### GIVEN PROBLEM
Copy out every line that contains the word "this".

### STORED ROWS
========

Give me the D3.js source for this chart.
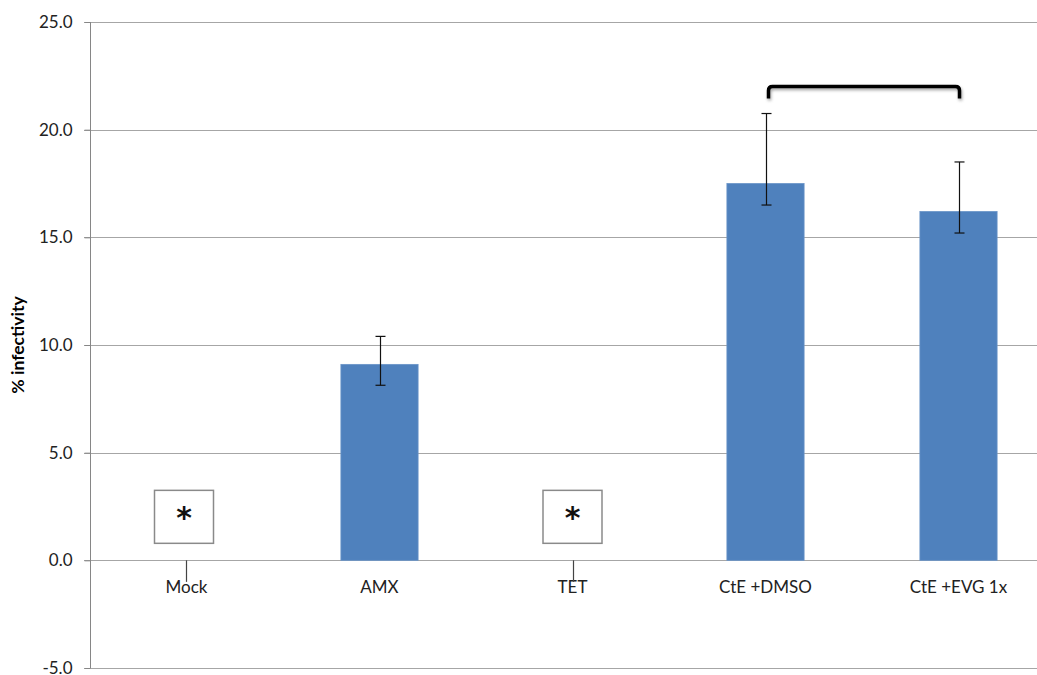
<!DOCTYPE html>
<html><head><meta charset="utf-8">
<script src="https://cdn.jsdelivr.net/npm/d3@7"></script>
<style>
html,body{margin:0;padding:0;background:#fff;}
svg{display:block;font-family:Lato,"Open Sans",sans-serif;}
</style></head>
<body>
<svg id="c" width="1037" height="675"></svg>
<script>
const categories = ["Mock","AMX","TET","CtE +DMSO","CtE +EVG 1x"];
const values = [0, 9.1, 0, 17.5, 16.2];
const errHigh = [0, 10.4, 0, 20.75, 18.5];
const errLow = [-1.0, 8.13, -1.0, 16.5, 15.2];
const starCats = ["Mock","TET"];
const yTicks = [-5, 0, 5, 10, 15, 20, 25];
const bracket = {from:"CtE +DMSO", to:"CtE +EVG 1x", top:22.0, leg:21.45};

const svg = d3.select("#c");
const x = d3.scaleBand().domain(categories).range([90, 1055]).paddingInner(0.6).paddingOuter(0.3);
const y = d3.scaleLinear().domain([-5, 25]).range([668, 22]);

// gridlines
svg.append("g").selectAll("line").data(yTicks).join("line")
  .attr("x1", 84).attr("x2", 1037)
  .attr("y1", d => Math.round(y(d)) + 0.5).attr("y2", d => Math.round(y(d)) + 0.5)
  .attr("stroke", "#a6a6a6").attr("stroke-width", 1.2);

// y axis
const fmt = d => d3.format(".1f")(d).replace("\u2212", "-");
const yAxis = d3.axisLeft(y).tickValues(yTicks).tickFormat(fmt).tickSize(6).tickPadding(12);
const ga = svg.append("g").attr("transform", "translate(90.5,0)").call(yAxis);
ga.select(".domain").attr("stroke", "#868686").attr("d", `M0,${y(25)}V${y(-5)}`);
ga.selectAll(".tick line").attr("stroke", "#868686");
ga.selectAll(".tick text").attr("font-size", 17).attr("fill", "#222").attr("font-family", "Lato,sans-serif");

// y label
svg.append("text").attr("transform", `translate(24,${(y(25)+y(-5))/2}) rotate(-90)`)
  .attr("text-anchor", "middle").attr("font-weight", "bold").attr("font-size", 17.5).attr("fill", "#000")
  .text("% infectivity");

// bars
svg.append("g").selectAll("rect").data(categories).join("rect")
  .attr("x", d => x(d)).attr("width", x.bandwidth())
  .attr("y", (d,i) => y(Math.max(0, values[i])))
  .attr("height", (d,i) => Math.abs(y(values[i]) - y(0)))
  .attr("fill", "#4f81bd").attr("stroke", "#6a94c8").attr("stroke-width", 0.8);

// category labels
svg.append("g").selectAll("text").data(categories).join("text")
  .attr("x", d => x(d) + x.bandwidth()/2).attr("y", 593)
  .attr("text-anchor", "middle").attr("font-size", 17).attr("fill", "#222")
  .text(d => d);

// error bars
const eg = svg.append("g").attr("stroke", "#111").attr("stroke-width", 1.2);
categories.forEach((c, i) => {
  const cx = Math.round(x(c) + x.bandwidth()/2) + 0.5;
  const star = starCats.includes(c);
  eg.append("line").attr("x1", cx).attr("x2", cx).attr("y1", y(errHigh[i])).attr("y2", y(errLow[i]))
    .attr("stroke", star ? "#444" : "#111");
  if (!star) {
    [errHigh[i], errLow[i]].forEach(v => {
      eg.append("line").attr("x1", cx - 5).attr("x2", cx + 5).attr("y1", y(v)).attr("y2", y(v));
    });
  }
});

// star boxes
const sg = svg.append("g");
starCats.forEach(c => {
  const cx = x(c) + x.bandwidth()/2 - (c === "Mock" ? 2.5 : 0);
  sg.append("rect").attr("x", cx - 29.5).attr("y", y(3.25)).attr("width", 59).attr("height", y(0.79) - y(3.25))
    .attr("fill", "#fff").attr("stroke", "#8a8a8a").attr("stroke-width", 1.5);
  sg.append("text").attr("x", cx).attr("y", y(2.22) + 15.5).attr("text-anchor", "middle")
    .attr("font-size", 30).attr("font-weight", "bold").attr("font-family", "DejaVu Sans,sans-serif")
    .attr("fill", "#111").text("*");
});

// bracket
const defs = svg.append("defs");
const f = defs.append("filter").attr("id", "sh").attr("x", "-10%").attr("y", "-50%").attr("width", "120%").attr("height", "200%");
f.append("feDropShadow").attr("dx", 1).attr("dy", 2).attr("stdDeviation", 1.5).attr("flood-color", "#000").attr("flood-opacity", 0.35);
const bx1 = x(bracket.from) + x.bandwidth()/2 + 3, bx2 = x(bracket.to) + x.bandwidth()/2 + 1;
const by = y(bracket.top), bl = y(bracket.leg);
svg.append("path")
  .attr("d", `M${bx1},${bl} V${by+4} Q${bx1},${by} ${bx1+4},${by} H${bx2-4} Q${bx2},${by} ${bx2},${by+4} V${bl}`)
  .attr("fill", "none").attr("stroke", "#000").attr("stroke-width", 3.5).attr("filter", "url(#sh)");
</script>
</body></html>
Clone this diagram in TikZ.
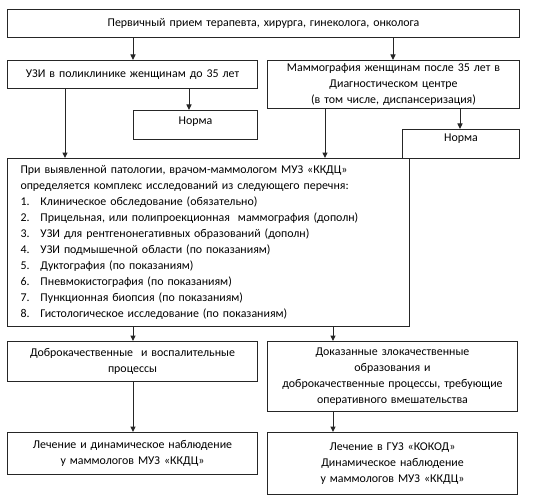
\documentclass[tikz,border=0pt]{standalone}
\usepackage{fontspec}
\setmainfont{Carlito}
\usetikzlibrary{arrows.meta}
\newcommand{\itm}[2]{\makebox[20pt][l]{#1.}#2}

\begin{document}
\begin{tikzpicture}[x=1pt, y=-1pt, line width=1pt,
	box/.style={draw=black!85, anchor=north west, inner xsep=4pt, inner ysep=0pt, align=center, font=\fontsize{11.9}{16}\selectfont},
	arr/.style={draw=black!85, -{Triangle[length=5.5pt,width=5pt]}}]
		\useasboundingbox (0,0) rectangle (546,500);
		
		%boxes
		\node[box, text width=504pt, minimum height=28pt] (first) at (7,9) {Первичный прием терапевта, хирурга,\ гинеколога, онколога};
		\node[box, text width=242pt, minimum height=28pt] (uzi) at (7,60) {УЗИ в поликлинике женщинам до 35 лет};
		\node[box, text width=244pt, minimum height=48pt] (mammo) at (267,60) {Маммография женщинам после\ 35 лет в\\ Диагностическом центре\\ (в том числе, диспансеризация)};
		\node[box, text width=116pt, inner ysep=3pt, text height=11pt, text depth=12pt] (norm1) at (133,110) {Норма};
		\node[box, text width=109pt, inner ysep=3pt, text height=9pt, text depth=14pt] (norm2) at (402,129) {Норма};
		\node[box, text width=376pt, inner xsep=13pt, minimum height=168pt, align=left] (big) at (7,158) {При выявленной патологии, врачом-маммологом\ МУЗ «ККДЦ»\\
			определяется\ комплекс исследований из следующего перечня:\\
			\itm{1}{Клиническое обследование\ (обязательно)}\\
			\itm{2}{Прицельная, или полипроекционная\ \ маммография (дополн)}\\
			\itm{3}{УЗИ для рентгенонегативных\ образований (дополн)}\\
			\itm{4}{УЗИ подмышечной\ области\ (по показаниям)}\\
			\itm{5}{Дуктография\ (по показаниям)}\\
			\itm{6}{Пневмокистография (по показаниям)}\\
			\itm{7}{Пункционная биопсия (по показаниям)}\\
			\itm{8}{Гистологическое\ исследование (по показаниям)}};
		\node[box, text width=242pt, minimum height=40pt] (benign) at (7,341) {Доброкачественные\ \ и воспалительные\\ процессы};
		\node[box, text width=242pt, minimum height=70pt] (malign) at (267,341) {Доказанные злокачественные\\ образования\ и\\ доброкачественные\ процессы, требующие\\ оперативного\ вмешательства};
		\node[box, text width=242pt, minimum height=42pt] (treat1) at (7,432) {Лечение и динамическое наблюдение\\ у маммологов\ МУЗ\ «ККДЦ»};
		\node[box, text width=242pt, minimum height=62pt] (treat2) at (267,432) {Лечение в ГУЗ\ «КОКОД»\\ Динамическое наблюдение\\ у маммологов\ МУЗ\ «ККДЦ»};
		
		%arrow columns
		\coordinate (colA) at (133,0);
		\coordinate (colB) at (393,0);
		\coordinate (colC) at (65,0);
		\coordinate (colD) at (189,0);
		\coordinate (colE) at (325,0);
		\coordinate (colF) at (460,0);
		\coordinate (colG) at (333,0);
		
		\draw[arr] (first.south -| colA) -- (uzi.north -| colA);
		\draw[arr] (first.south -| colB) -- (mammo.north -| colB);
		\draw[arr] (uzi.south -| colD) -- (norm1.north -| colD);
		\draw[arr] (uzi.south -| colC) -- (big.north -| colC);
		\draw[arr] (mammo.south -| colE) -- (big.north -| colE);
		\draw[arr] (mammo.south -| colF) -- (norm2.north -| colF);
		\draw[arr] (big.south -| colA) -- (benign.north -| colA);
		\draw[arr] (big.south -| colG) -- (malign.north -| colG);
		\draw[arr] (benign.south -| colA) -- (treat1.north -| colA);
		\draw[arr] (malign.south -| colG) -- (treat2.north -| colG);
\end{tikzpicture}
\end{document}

========

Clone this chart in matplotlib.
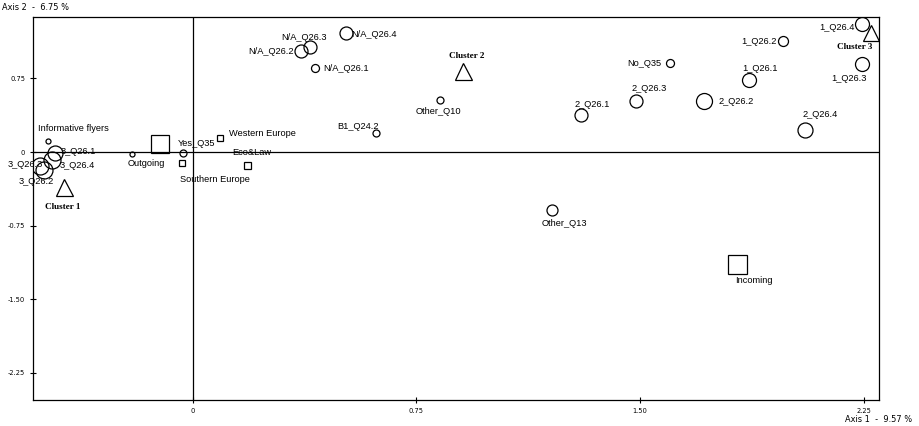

========

### RESPONSE
Give me the D3.js source for this chart.
Clone this diagram in TikZ.
Clone this chart in matplotlib.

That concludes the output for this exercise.